3. The Collaborative International Dictionary of English v.0.48
Thanatopsis \Than`a*top"sis\ (th[a^]n`[.a]*t[o^]p"s[i^]s), prop.
   n. [NL., fr. Gr. qa`natos death + 'o`psis view.]
   The title of a poem by William Cullen Bryant (1794-1878),
   meditating on the subject of death. One of Bryant's
   best-remembered poems, it was written in 1811 and was
   discovered and rushed to publication in 1817 (in the North
   American Review) by Bryant's father, originally without the
   poet's knowledge. A revised version was published in 1821. In
   this elegy Bryant reflects that death comes to all men,
   common and great, and that all eventually shall rest together
   in the "mighty sepulchre" of the earth.
   [PJC]

   Note: The text of the poem is as follows:
         To him who in the love of nature holds
         Communion with her visible forms, she speaks
         A various language; for his gayer hours
         She has a voice of gladness, and a smile
         And eloquence of beauty; and she glides
         Into his darker musings, with a mild
         And healing sympathy that steals away
         Their sharpness ere he is aware. When thoughts
         Of the last bitter hour come like a blight
         Over thy spirit, and sad images
         Of the stern agony, and shroud, and pall,
         And breathless darkness, and the narrow house,
         Make thee to shudder, and grow sick at heart; 
         Go forth, under the open sky, and list
         To Nature's teachings, while from all around 
         Earth and her waters, and the depths of air 
         Comes a still voice. Yet a few days, and thee
         The all-beholding sun shall see no more
         In all his course; nor yet in the cold ground,
         Where thy pale form was laid, with many tears,
         Nor in the embrace of ocean, shall exist
         Thy image. Earth, that nourished thee, shall claim
         Thy growth, to be resolved to earth again,
         And, lost each human trace, surrendering up
         Thine individual being, shalt thou go
         To mix forever with the elements,
         To be a brother to the insensible rock
         And to the sluggish clod, which the rude swain
         Turns with his share, and treads upon. The oak
         Shall send his roots abroad, and pierce thy mold.

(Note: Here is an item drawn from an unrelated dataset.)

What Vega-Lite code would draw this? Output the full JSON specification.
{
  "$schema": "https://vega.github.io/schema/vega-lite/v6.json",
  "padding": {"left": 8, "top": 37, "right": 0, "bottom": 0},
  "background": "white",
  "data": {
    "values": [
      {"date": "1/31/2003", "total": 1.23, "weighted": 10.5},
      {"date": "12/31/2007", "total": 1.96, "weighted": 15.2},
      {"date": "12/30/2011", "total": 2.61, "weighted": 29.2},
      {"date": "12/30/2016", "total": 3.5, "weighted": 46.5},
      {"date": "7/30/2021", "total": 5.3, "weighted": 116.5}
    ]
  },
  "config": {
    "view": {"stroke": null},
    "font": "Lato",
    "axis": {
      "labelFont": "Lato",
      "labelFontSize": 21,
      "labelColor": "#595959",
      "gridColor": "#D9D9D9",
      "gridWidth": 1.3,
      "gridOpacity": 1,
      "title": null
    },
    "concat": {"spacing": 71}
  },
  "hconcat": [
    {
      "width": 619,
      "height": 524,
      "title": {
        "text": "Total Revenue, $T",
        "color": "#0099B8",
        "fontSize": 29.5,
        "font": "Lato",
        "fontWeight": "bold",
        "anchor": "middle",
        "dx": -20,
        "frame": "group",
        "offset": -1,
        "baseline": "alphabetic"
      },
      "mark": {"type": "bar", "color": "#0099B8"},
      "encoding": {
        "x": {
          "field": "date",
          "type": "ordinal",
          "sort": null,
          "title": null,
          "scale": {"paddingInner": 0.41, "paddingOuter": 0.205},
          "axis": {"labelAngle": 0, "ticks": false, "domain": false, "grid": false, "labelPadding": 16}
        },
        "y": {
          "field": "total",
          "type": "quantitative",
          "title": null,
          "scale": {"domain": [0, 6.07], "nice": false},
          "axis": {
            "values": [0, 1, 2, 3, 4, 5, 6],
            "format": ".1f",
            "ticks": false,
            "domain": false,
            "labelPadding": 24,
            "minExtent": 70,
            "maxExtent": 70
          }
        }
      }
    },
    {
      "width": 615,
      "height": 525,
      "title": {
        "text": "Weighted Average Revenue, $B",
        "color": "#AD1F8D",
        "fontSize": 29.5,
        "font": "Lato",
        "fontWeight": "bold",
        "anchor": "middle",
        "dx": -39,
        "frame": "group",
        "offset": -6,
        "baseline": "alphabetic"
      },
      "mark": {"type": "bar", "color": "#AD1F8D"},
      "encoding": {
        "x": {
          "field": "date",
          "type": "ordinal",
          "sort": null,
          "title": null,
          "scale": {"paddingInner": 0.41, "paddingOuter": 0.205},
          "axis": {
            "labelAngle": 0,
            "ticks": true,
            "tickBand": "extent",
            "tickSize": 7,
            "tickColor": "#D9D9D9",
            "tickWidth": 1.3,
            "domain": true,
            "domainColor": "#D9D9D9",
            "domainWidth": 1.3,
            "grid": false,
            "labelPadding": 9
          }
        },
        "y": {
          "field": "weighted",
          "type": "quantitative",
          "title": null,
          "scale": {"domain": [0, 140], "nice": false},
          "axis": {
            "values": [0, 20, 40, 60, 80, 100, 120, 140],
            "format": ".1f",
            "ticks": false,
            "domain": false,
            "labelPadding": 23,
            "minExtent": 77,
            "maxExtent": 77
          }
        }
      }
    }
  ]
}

         Yet not to thine eternal resting-place
         Shalt thou retire alone, nor couldst thou wish
         Couch more magnificent. Thou shalt lie down
         With patriarchs of the infant world -- with kings,
         The powerful of the earth -- the wise, the good,
         Fair forms, and hoary seers of ages past,
         All in one mighty sepulchre. -- The hills
         Rock-ribbed and ancient as the sun, -- the vales
         Stretching in pensive quietness between;
         The venerable woods -- rivers that move
         In majesty, and the complaining brooks
         That make the meadows green; and, poured round all,
         Old Ocean's gray and melancholy waste,
         Are but the solemn decorations all
         Of the great tomb of man. The golden sun,
         The planets, all the infinite host of heaven,
         Are shining on the sad abodes of death
         Through the still lapse of ages. All that tread
         The globe are but a handful to the tribes
         That slumber in its bosom. -- Take the wings
         Of morning, pierce the Barcan wilderness,
         Or lose thyself in the continuous woods
         Where rolls the Oregon, and hears no sound,
         Save his own dashings -- yet the dead are there:
         And millions in those solitudes, since first
         The flight of years began, have laid them down
         In their last sleep -- the dead reign there alone.

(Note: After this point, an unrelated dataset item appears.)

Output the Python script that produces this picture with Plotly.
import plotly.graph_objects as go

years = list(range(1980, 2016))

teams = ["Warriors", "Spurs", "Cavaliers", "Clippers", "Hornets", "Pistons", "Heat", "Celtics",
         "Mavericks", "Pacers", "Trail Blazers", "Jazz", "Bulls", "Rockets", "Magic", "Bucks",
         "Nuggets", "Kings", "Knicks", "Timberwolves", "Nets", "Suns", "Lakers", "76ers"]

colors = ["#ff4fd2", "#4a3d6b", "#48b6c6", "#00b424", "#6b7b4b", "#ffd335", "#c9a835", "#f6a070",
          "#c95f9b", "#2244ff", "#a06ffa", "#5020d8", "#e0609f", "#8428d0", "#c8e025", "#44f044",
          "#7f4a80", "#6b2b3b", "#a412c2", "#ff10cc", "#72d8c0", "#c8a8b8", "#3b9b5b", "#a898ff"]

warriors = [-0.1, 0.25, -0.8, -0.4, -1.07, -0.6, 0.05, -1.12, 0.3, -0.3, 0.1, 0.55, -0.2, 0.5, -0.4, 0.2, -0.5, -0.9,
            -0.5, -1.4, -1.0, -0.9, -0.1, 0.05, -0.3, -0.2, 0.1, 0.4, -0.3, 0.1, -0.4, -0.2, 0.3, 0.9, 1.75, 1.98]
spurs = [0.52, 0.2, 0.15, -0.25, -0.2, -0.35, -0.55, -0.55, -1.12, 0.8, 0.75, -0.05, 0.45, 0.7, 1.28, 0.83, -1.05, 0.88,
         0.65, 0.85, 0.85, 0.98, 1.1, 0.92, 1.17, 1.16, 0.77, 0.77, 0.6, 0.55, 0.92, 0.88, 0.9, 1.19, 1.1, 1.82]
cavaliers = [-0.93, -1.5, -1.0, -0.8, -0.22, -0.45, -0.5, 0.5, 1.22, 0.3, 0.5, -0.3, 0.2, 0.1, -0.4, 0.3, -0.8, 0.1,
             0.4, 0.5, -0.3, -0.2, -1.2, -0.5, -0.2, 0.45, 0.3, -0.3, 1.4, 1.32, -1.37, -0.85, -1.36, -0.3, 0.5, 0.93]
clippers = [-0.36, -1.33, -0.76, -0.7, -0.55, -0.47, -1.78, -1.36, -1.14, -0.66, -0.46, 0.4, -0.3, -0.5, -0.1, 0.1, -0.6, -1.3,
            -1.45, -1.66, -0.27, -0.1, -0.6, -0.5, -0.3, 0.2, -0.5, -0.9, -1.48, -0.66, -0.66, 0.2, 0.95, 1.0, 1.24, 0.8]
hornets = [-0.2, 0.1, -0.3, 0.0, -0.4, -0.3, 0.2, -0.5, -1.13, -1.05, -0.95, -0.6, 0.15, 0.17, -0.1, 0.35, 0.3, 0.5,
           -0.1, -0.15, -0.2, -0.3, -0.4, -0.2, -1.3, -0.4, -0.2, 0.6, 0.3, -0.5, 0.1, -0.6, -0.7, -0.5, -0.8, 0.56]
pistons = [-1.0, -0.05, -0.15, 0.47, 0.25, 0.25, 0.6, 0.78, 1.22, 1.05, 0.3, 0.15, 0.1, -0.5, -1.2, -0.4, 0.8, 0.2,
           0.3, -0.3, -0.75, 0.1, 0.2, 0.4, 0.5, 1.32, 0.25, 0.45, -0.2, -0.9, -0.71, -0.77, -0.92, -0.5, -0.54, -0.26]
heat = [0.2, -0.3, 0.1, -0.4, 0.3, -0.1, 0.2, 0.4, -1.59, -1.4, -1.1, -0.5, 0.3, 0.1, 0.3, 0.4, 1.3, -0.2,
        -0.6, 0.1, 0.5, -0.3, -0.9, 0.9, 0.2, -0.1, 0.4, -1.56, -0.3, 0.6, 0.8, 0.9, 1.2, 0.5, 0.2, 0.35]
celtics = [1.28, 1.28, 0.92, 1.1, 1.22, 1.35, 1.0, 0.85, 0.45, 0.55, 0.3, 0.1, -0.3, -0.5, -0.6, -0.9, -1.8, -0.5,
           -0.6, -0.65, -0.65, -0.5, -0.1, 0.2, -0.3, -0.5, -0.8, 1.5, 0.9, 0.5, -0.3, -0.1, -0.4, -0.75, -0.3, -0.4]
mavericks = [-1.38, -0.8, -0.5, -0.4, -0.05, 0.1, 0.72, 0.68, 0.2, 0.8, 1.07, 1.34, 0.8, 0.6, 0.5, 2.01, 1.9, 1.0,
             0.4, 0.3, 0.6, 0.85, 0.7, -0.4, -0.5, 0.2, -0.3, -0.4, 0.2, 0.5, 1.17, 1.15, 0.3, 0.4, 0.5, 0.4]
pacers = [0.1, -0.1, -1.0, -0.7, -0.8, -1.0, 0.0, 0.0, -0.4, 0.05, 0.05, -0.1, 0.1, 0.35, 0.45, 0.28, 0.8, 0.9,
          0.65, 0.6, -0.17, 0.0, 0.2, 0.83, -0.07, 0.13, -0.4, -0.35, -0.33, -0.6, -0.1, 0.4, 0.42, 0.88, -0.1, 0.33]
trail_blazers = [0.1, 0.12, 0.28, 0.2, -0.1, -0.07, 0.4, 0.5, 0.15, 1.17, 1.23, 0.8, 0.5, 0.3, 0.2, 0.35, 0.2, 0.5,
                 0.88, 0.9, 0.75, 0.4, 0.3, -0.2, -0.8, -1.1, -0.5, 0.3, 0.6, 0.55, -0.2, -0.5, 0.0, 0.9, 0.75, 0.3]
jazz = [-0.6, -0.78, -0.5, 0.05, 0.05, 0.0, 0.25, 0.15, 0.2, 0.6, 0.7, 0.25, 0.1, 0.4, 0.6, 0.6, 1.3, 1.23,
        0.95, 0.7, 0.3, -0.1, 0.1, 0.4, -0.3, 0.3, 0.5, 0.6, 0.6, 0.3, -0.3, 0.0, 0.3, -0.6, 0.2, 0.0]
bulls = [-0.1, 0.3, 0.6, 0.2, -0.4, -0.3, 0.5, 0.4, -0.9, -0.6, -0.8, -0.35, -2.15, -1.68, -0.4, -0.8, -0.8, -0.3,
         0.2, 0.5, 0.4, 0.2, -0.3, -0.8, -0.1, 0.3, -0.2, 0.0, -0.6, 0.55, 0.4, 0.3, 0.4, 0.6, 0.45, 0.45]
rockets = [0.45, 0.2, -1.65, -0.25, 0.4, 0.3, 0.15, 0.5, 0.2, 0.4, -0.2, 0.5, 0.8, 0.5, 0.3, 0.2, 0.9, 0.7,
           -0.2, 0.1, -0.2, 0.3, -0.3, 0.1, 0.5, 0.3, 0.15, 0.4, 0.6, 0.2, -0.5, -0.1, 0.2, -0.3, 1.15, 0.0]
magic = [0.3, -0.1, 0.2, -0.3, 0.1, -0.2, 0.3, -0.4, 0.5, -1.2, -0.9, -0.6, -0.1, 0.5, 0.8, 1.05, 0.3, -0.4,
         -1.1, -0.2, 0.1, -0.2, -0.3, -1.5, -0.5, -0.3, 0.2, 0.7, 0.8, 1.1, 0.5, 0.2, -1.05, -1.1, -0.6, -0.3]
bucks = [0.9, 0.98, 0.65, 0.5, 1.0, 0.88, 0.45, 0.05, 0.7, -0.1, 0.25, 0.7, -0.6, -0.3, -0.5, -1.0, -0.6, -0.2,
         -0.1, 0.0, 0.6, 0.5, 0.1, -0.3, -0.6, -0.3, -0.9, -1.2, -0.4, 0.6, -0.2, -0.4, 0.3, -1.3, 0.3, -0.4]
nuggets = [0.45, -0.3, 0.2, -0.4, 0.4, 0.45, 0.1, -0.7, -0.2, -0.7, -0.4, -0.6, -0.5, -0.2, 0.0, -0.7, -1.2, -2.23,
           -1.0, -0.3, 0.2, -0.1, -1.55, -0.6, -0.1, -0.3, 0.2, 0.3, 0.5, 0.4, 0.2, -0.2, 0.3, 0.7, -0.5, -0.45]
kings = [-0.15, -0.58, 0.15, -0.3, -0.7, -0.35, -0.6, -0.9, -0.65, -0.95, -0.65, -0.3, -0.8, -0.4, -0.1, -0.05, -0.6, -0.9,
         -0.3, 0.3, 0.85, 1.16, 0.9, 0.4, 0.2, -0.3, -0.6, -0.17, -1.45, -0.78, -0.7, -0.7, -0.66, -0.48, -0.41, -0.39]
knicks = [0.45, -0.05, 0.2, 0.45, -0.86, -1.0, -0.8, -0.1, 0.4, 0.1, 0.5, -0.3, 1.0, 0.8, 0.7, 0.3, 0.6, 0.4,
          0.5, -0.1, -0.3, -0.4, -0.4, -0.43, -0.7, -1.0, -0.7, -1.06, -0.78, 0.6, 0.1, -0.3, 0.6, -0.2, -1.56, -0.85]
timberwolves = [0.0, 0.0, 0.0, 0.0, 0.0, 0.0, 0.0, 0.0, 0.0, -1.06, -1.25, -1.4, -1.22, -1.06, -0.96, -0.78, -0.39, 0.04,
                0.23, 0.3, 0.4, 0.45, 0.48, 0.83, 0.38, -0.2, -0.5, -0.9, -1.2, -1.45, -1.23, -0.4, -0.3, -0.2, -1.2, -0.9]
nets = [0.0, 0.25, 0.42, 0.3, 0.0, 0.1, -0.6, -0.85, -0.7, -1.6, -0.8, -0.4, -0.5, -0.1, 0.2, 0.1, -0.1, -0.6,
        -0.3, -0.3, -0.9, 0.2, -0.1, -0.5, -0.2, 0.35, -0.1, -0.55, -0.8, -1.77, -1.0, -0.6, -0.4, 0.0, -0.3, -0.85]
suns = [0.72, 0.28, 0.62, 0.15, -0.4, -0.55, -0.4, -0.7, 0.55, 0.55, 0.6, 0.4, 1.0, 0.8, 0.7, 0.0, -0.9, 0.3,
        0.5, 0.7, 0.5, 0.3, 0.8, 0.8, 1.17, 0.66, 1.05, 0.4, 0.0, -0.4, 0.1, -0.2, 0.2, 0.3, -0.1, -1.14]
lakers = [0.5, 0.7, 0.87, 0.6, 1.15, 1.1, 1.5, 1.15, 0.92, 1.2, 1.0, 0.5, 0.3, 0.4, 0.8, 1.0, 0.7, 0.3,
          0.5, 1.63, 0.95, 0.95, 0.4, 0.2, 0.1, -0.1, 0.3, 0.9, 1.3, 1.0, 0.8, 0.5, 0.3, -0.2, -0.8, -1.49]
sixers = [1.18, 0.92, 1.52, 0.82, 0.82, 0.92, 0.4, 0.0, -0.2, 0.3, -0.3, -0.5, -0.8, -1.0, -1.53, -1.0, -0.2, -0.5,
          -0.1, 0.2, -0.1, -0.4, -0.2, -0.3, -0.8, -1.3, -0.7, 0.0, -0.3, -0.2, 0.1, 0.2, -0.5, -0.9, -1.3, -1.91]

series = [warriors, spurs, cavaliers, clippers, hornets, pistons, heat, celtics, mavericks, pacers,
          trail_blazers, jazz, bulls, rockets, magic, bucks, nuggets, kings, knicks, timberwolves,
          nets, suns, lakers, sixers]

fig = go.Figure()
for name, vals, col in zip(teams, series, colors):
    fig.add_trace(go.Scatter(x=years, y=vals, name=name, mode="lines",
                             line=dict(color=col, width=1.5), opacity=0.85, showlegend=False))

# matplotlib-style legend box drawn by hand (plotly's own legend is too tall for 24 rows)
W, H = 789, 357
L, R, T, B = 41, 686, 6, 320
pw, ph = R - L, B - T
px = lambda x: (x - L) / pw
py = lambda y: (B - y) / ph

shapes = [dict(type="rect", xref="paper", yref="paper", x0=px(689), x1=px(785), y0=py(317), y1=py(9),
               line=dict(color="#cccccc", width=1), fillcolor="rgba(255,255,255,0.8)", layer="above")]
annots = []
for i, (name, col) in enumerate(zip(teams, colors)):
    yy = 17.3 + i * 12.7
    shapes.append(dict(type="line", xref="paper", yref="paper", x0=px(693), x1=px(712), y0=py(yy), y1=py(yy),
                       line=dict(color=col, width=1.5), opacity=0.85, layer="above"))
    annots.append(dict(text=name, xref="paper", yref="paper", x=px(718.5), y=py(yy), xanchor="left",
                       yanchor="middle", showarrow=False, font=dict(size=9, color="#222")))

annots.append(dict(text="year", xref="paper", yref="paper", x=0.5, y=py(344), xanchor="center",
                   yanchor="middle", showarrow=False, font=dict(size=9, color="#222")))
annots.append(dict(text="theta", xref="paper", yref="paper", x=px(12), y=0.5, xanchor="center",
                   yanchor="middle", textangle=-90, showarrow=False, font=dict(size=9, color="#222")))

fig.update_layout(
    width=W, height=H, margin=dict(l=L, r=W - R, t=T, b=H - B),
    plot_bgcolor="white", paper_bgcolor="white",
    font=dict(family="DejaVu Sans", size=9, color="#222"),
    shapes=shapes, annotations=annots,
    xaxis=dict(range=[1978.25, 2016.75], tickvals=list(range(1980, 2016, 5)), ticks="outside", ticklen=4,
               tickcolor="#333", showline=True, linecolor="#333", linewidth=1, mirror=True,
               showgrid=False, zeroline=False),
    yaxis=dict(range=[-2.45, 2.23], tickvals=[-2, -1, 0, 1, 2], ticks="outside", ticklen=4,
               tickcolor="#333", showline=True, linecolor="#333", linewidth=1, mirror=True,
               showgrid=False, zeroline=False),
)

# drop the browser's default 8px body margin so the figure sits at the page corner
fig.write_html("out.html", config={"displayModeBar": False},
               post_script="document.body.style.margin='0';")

         So shalt thou rest -- and what if thou withdraw
         In silence from the living, and no friend
         Take note of thy departure? All that breathe
         Will share thy destiny. The gay will laugh
         When thou art gone, the solemn brood of care
         Plod on, and each one as before will chase
         His favorite phantom; yet all these shall leave
         Their mirth and their employments, and shall come
         And make their bed with thee. As the long train
         Of ages glides away, the sons of men
         The youth in life's fresh spring, and he who goes
         In the full strength of years, matron and maid,
         The speechless babe, and the gray-headed man
         Shall one by one be gathered to thy side,
         By those, who in their turn, shall follow them.
         So live, that when thy summons comes to join
         The innumerable caravan, which moves
         To that mysterious realm, where each shall take
         His chamber in the silent halls of death,
         Thou go not, like the quarry-slave at night,
         Scourged to his dungeon, but, sustained and soothed
         By an unfaltering trust, approach thy grave
         Like one who wraps the drapery of his couch
         About him, and lies down to pleasant dreams.